Please reproduce the lines of the records below from the one holding "Recreate this image" through the one holding "plt.rcParams['font.family'] = ['Liberation", inclusive, skipping all pictures.

#### Data for this exercise ####

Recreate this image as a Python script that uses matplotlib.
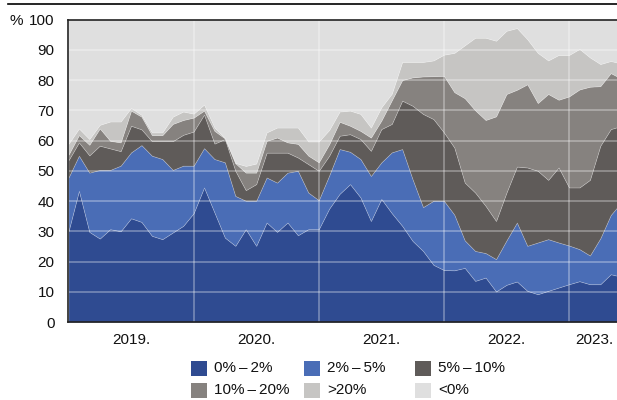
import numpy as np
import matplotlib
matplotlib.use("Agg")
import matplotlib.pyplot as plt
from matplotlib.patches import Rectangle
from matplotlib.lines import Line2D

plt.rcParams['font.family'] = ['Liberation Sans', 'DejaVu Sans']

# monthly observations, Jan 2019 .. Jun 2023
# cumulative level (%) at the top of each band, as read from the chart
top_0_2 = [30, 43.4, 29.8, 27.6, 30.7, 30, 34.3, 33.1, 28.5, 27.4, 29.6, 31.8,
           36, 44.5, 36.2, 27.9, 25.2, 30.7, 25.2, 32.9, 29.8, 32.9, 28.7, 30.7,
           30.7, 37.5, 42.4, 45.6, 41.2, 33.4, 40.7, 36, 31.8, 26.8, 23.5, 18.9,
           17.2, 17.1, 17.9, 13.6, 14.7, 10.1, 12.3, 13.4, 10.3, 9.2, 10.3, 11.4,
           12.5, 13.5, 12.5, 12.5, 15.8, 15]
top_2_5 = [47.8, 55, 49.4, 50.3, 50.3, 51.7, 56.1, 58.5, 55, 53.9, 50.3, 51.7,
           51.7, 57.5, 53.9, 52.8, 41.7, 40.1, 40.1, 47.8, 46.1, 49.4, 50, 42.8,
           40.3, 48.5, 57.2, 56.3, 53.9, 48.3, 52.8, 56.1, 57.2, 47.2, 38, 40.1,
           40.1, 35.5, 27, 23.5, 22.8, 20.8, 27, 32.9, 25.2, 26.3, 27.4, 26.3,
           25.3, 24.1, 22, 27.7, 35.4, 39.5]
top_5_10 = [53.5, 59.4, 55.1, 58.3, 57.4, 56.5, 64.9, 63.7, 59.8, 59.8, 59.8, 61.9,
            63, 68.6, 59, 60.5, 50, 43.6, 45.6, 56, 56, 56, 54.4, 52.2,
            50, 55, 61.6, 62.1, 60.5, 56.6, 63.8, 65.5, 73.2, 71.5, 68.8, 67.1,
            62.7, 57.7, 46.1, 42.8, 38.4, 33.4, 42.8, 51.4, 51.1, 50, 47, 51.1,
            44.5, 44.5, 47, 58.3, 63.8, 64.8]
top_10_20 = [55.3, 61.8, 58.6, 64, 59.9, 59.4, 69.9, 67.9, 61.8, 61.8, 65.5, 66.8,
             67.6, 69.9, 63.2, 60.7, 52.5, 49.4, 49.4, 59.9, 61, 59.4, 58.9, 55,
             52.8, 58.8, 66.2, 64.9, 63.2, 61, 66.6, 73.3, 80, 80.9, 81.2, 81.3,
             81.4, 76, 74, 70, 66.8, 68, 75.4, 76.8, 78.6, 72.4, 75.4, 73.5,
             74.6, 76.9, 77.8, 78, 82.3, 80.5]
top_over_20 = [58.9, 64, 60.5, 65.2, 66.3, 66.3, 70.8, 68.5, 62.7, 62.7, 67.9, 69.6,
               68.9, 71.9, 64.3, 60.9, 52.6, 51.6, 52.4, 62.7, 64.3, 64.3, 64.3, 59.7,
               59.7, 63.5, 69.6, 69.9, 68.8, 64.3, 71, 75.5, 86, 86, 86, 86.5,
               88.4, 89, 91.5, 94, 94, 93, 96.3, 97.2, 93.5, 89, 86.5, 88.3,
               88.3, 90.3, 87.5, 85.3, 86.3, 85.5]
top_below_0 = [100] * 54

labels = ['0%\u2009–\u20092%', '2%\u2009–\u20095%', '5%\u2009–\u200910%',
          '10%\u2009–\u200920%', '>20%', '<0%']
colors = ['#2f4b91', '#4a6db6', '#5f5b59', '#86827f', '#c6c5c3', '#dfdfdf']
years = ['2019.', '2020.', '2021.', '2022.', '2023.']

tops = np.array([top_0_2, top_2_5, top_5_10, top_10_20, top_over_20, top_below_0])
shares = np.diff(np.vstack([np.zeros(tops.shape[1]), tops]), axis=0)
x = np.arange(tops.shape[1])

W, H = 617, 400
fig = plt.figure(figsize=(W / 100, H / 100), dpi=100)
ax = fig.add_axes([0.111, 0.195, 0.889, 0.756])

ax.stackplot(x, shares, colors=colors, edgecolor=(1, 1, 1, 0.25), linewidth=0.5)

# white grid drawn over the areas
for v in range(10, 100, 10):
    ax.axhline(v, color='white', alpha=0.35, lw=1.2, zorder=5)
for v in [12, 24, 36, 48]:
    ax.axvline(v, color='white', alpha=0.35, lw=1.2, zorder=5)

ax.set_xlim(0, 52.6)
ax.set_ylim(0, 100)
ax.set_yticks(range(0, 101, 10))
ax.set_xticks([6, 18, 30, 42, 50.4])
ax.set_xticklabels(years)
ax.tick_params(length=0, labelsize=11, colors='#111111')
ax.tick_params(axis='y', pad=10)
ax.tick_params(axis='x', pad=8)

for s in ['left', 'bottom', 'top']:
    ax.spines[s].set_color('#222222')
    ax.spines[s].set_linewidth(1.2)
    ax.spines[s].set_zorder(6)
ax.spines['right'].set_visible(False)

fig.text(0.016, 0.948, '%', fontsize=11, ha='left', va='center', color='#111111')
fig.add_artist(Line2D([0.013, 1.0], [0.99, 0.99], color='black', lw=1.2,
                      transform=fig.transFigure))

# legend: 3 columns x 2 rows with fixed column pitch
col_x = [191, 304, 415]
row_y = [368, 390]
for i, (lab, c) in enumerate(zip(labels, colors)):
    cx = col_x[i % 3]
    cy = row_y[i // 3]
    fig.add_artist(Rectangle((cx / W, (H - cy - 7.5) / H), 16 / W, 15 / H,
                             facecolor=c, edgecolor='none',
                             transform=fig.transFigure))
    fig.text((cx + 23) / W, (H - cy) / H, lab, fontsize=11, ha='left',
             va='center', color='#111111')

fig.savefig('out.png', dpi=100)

####
#### Data for this exercise ####

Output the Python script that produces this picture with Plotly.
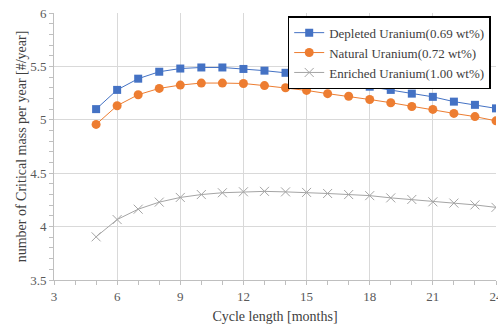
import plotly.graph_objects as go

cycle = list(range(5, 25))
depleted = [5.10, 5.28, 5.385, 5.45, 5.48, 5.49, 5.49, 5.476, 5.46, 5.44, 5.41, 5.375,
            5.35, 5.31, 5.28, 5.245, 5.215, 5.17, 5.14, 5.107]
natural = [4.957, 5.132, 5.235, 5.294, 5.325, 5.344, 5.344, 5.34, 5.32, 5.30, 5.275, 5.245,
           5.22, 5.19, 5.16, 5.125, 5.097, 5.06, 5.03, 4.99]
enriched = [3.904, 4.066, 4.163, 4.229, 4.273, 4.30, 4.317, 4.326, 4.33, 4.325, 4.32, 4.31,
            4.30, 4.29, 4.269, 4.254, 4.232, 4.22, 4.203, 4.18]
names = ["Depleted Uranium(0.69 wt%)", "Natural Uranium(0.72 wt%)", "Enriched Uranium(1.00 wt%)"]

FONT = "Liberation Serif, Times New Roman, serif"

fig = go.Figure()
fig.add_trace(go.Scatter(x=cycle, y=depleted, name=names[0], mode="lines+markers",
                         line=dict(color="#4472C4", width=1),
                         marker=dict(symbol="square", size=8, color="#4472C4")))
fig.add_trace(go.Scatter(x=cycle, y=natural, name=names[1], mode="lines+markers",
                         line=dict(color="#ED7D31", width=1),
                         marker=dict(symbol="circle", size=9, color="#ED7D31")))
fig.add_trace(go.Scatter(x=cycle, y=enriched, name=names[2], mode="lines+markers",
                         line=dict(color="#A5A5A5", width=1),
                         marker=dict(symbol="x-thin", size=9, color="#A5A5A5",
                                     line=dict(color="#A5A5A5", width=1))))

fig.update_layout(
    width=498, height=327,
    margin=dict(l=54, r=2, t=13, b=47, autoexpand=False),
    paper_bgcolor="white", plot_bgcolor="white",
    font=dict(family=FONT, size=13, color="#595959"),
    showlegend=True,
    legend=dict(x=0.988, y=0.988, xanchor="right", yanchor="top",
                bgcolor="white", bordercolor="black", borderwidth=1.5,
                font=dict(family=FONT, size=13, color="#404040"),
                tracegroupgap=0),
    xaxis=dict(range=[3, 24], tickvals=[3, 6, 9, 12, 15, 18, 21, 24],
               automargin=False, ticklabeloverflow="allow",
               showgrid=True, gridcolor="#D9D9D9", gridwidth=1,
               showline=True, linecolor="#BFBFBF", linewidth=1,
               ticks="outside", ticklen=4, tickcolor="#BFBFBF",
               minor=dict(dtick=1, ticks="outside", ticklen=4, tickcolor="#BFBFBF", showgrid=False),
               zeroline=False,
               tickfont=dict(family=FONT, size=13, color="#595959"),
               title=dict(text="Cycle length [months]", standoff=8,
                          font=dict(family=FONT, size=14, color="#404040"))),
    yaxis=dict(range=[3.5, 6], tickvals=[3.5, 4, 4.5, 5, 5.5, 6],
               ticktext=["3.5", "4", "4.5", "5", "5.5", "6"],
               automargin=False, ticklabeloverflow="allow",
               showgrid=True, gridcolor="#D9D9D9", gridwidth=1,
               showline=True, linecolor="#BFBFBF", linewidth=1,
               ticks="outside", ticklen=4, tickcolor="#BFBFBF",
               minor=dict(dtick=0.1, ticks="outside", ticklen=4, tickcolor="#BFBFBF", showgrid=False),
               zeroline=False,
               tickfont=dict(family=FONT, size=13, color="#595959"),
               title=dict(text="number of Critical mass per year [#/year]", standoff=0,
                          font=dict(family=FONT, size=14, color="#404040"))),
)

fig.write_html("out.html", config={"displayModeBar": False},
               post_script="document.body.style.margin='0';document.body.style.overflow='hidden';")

####

## Answer to the task
Recreate this image as a Python script that uses matplotlib.
import numpy as np
import matplotlib
matplotlib.use("Agg")
import matplotlib.pyplot as plt
from matplotlib.patches import Rectangle
from matplotlib.lines import Line2D

plt.rcParams['font.family'] = ['Liberation Sans', 'DejaVu Sans']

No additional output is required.